Dennis scraped chopped onions and garlic into the skillet. “In answer to your question before,” he said with maddening self-seriousness, “I'm not going back to my family. I will probably not move back to New York. I might stay here at Waverley a while. I don't know yet.”

“Well, I make it a point never to interfere,” I said. “But about that woman you married…”

“I already know what you think of her, so save your breath.”

“Marie,” I said with scorn, in hopes of provoking Dennis into defending his wife, and consequently missing her, and then, in a magical chain reaction, going back to her and leaving me alone. “In the thesaurus, next to ‘virago,’ ‘shrew,’ ‘harridan,’ ‘fishwife,’ ‘alewife.’ ” I spat a fleck of tobacco off my tongue onto the floor. “The tyranny of domesticity, the cozy little horror-show of homey house arrest. And those little girls—”

“My little girls,” said Dennis, who had heard all of this before and was both unimpressed and bored by it. “Don't forget.”

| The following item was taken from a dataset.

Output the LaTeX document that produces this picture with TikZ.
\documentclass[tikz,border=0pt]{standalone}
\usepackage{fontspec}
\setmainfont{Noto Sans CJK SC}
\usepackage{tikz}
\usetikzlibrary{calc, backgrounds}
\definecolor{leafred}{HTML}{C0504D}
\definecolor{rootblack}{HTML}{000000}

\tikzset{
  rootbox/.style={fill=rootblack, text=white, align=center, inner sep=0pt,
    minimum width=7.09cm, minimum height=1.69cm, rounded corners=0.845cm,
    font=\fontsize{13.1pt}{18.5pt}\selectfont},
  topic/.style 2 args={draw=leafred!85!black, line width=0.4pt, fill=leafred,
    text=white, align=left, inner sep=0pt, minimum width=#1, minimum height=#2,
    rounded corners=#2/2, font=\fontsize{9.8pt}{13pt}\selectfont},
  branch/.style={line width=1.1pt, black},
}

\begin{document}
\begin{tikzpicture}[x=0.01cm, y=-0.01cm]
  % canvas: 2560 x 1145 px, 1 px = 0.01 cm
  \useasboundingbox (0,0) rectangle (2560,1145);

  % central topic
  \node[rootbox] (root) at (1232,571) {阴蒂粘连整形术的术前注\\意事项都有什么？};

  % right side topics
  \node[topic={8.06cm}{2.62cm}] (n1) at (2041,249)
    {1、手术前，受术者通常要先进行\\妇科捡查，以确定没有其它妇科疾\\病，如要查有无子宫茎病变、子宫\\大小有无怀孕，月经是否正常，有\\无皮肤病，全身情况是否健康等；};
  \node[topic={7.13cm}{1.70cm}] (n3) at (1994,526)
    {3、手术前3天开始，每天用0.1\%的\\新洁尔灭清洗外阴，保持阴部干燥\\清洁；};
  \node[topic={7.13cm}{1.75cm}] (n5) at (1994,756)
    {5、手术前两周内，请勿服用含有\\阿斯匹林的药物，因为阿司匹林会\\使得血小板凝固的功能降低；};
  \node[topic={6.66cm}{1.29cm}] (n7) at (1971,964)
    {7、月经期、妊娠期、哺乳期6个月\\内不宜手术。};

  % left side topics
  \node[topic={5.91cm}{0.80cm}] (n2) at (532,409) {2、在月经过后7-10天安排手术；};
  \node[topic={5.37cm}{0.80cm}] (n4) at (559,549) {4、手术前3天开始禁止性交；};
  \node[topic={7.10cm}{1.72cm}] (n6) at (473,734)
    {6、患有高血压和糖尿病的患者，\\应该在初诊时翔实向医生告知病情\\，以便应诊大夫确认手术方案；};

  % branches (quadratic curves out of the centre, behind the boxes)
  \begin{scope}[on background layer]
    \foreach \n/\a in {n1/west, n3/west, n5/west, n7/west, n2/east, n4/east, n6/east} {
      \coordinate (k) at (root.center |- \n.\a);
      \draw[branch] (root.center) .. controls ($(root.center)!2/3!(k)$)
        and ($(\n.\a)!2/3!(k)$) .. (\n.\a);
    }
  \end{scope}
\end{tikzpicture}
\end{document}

“—embryonic proto-wives, lying in wait until they're big and breasty enough to lock some unsuspecting dupe of their
own into the contractual shackles of mealtimes, don't do this, please close your mouth when you chew, and for God's sake take a shower. Wives in waiting, little emasculators-to-be.” I smiled sinisterly at him; I've never shied away from trying to hit Dennis below the belt. He adores his daughters, and until now I believed he adored his wife as well. I still suspect he might harbor some vestige of this feeling for Marie, separation or no separation. “Misogyny, you think? Look to that human embodiment of ether, chloroform personified, my smother.” I dropped my cigarette butt to the floor and crushed it with my heel. “Look to the source, Dr. Freud.”

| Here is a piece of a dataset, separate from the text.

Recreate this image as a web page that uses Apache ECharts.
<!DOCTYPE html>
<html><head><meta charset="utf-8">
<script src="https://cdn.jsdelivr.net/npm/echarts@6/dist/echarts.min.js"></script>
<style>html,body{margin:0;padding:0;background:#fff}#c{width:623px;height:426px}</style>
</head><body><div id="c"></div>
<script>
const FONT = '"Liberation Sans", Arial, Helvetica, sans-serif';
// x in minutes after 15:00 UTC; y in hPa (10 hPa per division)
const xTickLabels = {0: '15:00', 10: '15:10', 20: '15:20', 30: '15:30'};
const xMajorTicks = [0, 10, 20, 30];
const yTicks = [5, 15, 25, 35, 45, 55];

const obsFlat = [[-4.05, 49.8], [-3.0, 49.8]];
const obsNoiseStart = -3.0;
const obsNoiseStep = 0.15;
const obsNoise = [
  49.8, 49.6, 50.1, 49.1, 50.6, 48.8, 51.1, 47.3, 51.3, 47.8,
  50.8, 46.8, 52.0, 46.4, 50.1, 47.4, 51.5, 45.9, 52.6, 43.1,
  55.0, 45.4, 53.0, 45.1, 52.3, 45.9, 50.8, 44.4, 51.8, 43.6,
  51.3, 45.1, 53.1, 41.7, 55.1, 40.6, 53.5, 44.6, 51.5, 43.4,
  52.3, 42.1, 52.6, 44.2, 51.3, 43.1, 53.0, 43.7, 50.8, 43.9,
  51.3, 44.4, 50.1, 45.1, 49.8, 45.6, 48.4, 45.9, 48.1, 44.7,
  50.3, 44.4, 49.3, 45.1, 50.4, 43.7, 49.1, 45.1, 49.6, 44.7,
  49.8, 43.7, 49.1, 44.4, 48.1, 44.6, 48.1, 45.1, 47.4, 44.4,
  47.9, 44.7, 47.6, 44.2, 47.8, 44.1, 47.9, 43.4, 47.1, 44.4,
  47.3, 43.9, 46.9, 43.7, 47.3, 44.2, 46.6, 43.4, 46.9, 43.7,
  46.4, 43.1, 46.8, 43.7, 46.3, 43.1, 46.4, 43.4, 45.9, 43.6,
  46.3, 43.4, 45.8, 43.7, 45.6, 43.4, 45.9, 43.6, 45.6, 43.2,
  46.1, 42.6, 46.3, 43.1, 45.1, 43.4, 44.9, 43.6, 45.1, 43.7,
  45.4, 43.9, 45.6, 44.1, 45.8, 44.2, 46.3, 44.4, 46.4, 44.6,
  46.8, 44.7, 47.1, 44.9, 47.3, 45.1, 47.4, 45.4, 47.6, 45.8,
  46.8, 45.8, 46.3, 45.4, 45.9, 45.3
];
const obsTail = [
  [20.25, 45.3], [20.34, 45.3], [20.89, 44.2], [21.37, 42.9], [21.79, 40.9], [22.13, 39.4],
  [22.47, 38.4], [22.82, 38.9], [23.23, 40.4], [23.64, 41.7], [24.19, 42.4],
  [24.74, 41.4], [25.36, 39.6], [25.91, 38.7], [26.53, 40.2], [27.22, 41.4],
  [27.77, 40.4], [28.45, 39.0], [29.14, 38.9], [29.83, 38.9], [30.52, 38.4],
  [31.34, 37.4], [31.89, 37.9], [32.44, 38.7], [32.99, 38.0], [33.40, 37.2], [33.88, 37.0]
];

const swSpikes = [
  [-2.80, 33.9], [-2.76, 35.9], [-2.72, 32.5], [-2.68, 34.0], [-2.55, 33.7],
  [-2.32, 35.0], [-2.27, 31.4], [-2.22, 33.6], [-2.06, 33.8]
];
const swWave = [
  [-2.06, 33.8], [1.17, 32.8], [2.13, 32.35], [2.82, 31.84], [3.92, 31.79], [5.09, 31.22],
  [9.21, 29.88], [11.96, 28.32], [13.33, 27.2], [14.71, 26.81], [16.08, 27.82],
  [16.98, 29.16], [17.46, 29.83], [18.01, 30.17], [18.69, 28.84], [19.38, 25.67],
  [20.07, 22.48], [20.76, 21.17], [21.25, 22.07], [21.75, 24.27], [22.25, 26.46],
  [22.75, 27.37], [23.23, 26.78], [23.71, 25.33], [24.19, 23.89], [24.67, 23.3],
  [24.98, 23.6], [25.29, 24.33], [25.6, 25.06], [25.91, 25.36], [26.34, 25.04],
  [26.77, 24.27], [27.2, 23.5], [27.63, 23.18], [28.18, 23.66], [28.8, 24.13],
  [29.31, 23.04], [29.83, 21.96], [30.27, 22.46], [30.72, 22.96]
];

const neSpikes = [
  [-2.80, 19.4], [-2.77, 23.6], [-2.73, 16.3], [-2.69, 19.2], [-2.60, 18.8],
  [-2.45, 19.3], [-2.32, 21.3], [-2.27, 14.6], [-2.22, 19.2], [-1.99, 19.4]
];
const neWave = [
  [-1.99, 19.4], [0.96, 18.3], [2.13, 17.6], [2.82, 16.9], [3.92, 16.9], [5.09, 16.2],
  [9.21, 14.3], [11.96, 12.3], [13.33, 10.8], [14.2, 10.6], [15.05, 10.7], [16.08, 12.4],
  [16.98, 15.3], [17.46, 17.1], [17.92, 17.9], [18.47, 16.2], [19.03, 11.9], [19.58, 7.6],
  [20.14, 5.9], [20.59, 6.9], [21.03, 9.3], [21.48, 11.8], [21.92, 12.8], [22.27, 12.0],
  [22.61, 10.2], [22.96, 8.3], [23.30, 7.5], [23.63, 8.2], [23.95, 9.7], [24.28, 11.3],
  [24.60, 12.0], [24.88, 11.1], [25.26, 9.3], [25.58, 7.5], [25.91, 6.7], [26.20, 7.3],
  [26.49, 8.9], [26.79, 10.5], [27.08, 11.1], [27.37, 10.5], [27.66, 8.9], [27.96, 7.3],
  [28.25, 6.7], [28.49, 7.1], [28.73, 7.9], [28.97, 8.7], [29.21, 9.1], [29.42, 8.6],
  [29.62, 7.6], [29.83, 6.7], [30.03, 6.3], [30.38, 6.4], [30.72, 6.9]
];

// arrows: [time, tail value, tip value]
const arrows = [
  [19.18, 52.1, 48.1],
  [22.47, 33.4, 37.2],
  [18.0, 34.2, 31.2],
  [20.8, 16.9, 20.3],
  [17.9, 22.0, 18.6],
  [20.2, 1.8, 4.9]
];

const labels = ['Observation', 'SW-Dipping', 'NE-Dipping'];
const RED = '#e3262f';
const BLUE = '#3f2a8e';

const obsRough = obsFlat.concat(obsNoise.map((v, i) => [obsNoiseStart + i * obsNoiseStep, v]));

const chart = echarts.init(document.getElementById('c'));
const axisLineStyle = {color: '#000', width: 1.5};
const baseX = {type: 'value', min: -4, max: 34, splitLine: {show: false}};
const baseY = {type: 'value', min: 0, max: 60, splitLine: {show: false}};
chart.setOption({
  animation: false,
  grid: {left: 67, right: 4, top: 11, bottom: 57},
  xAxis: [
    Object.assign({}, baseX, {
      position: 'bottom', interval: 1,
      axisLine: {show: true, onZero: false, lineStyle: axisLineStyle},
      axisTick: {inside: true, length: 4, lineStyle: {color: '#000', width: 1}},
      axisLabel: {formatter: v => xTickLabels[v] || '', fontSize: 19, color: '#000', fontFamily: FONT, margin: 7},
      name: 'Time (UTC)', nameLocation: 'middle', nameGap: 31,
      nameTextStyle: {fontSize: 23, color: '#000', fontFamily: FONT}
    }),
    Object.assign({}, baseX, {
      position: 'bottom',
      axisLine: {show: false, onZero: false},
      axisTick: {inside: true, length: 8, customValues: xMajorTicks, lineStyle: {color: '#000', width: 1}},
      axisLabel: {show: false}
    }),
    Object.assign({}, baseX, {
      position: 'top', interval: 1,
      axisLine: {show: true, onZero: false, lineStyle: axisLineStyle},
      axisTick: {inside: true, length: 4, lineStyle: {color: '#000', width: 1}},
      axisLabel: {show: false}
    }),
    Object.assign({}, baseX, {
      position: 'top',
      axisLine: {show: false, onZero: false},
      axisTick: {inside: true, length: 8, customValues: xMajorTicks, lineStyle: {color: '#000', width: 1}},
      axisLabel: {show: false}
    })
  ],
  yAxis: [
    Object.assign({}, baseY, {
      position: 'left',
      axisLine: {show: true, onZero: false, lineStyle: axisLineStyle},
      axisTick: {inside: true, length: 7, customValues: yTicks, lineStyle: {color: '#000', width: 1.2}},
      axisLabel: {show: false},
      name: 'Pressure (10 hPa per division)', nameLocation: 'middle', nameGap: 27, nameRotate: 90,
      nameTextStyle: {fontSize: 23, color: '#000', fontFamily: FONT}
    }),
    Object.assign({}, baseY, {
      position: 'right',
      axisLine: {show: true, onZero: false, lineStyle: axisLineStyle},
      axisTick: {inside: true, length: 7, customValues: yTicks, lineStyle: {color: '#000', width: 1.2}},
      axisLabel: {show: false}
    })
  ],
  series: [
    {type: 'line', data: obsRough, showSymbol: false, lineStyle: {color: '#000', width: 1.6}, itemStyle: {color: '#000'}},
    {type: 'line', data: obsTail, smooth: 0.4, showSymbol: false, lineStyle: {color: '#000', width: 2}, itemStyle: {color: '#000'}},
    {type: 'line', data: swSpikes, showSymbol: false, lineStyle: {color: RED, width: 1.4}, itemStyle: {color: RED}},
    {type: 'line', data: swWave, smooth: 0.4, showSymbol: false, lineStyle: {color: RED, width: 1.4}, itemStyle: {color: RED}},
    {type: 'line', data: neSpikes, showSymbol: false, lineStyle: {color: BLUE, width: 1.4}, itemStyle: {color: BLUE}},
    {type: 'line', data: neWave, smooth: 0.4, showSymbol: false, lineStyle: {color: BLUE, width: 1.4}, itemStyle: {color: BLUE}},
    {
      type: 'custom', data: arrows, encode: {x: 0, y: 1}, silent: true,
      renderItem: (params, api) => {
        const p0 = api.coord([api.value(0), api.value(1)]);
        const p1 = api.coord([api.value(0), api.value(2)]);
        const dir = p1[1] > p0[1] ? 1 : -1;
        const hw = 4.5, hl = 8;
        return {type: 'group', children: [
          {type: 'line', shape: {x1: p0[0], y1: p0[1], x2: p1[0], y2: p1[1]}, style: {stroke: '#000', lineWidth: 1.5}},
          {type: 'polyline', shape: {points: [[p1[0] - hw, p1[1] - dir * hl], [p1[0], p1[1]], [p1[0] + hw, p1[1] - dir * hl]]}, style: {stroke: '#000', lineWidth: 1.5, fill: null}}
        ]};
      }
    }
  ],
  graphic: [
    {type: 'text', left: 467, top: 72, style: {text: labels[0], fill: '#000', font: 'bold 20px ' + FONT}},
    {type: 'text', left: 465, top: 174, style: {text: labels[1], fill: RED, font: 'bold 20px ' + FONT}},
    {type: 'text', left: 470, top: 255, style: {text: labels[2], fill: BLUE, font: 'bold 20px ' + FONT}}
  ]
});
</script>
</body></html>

“Yeah, well,” said Dennis sourly, shaking his head, “you should hear what Marie says about you.”

“What does she say about me?”

“She calls you the troll under the bridge,” Dennis said. “That, or Quasimodo.”

“Whatever for?” I asked in wounded innocence.

October 13—Dennis announced yesterday evening that he was on his way to pick up the girls. He and Marie apparently arranged before he left that the kids would come to Waverley every Friday for the weekend and be home every Sunday in time for supper; it seemed that it was assumed by both of them that Dennis would do all the transporting and driving. This strikes me as another way in which he gets the raw end of the stick, and of course I told him so, but of course he ignored me.

With my vision of this new au-pair girl firmly in mind, I insisted on going with him at the last minute. Smelling aggressively of shampoo and aftershave, my wet hair plastered in comb-tooth furrows against my skull, I rode shotgun to Stone-kill in Dennis's old rattletrap, thoughtfully blowing my cigarette smoke out his window. Dennis mused to his captive audience
on the way that maybe he'd drag them to the fair over in Columbia County, but he hated fairs and suspected they did too; they would of course eat their cotton candy and suffer through the indignity of all the dinky little rides without complaint, but there would be something tawdry and manufactured about the whole enterprise. He sounded nervous to see his own children, apprehensive, as if he wouldn't be able to entertain them all of a sudden, these small creatures he'd helped raise from birth who presumably still adored him unthinkingly.

As we pulled up the driveway, I said in an unusually pleasant tone as Dennis set the emergency brake, “May I come in with you?”

“Don't you want to avoid the tyranny of the emasculating harridan?” he asked with a jocular tilt of the head that suggested he considered this the height of witty repartee.

“Ha ha!” I said obligingly. He had clearly forgotten my interest in the new au-pair girl; I had only mentioned it once, of course, and that a few days before, but this was the sort of potential plot point I never would have forgotten even under pain of torture or extreme duress. In all fairness, he has a lot on his mind these days, and he's never paid any attention to my plans and ideas before, so there was no reason to expect him to start now.

I got out of the car and walked with my exaggeratedly stiff-legged gait up the flagstone path. “I've forgotten how picturesque your house is,” I called over my shoulder to Dennis. “It's like an ivy-covered gingerbread cottage, size extra large.”